Death Tank is a 1996 competitive multiplayer, 2D artillery game developed by Ezra Dreisbach of Lobotomy Software. Influenced by Scorched Earth, the gameplay is real-time instead of turn-based. It supports two to seven players, represented by differently-colored tanks, with a range of weapons. The terrain on which this occurs is heavily deformed during play.

The original Death Tank was a hidden bonus game in the Sega Saturn port of PowerSlave (1996). An update, Death Tank Zwei, was hidden in the Saturn version of Duke Nukem 3D (1997).

In a 1996 interview Lobotomy Software co-founder Brian McNeely said that Dreisbach "threw [Death Tank] together in his spare time. We play it every day, religiously." The title screen shows the red and blue tanks because these were the colors favored by Dreisbach and Jeff Blazier, who had an ongoing rivalry in the game.

==Xbox Live Arcade version==
Dreisbach, working with Snowblind Studios, developed a standalone version of the game for Xbox Live Arcade.
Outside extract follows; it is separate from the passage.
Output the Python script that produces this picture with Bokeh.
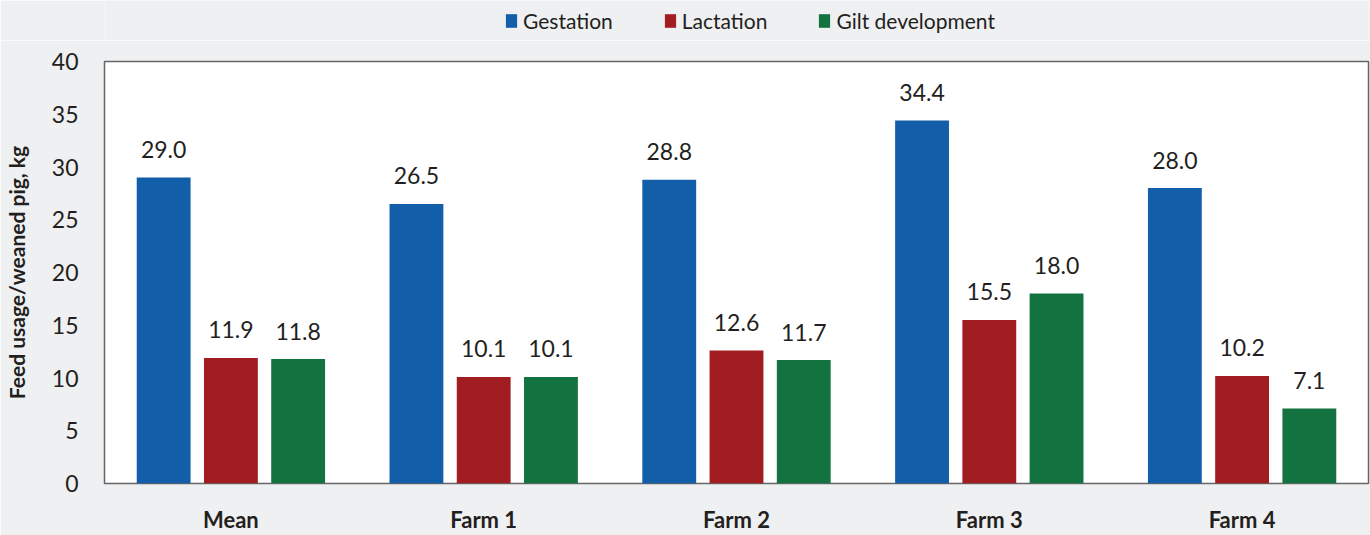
from bokeh.plotting import figure
from bokeh.layouts import column
from bokeh.models import ColumnDataSource, Legend, LegendItem, Range1d, FactorRange
from bokeh.transform import dodge
from bokeh.core.properties import value
from bokeh.embed import file_html
from bokeh.resources import INLINE

categories = ["Mean", "Farm 1", "Farm 2", "Farm 3", "Farm 4"]
gestation = [29.0, 26.5, 28.8, 34.4, 28.0]
lactation = [11.9, 10.1, 12.6, 15.5, 10.2]
gilt = [11.8, 10.1, 11.7, 18.0, 7.1]
series_names = ["Gestation", "Lactation", "Gilt development"]
y_ticks = [0, 5, 10, 15, 20, 25, 30, 35, 40]

colors = ["#125ea9", "#a11d22", "#137340"]
FONT = "Lato"
TXT = "#231f20"
BG = "#eff0f2"

src = ColumnDataSource(dict(
    cat=categories,
    g=gestation, l=lactation, k=gilt,
    gl=[f"{v:.1f}" for v in gestation],
    ll=[f"{v:.1f}" for v in lactation],
    kl=[f"{v:.1f}" for v in gilt],
))
cols = ["g", "l", "k"]
labs = ["gl", "ll", "kl"]
offsets = [-0.266, 0.0, 0.266]

# ---- legend strip (top) ----
# the same bars are drawn here far outside the visible y-range; only the legend shows
lg = figure(width=1370, height=40, output_backend="svg", toolbar_location=None,
            x_range=FactorRange(*categories), y_range=Range1d(1000, 1001),
            x_axis_location=None, y_axis_location=None,
            min_border=0, min_border_left=100, min_border_right=2,
            min_border_top=0, min_border_bottom=0)
lg.grid.visible = False
lg.outline_line_color = None
lg.border_fill_color = BG
lg.background_fill_color = BG
lg.x_range.range_padding = 0
lg_renderers = [lg.vbar(x=dodge("cat", off, range=lg.x_range), top=c, width=0.213, source=src,
                        fill_color=col, line_color=None)
                for off, c, col in zip(offsets, cols, colors)]
legend = Legend(items=[LegendItem(label=n, renderers=[r]) for n, r in zip(series_names, lg_renderers)],
                orientation="horizontal", location=(400, 7),
                background_fill_alpha=0, border_line_color=None,
                padding=0, margin=0, spacing=50,
                glyph_width=14, glyph_height=17, label_standoff=5,
                label_text_font=FONT, label_text_font_size="21px", label_text_color=TXT)
lg.add_layout(legend, "center")

# ---- main chart ----
p = figure(x_range=FactorRange(*categories), y_range=Range1d(0, 40),
           width=1370, height=495, output_backend="svg", toolbar_location=None,
           min_border_left=100, min_border_right=2, min_border_top=21, min_border_bottom=52)
p.border_fill_color = BG
p.background_fill_color = "white"
p.outline_line_color = "#666666"
p.outline_line_width = 1.5
p.grid.visible = False
p.x_range.range_padding = 0

for off, c, lab, col in zip(offsets, cols, labs, colors):
    p.vbar(x=dodge("cat", off, range=p.x_range), top=c, width=0.213, source=src,
           fill_color=col, line_color=None)
    p.text(x=dodge("cat", off, range=p.x_range), y=c, text=lab, source=src,
           text_align="center", text_baseline="alphabetic", y_offset=-28,
           text_font=value(FONT), text_font_size="23px", text_color=TXT)

p.yaxis.ticker = y_ticks
p.yaxis.axis_line_color = None
p.yaxis.major_tick_line_color = None
p.yaxis.minor_tick_line_color = None
p.yaxis.major_label_text_font = FONT
p.yaxis.major_label_text_font_size = "23px"
p.yaxis.major_label_text_color = TXT
p.yaxis.major_label_standoff = 20
p.yaxis.axis_label = "Feed usage/weaned pig, kg"
p.yaxis.axis_label_text_font = FONT
p.yaxis.axis_label_text_font_style = "bold"
p.yaxis.axis_label_text_font_size = "21px"
p.yaxis.axis_label_text_color = TXT
p.yaxis.axis_label_standoff = 20

p.xaxis.axis_line_color = None
p.xaxis.major_tick_line_color = None
p.xaxis.minor_tick_line_color = None
p.xaxis.major_label_text_font = FONT
p.xaxis.major_label_text_font_style = "bold"
p.xaxis.major_label_text_font_size = "22px"
p.xaxis.major_label_text_color = TXT
p.xaxis.major_label_standoff = 16

layout = column(lg, p, spacing=0)
open("out.html", "w").write(file_html(layout, INLINE))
It was released on February 18, 2009.

A version of Death Tank Zwei is included as an extra in this release, which can be unlocked by shooting down a supply plane in the main game. There are a number of minor differences between this new version and the original; it lacks the title screen (and Death Tank theme), options and player selection screens. The game has an upper limit of four players (instead of the original seven), and there are a number of changes to the names of the weapons.

==Reception==
Death Tank appears in the video game reference book 1001 Video Games You Must Play Before You Die edited by Tony Mott and published in October 2010 by Universe Publishing.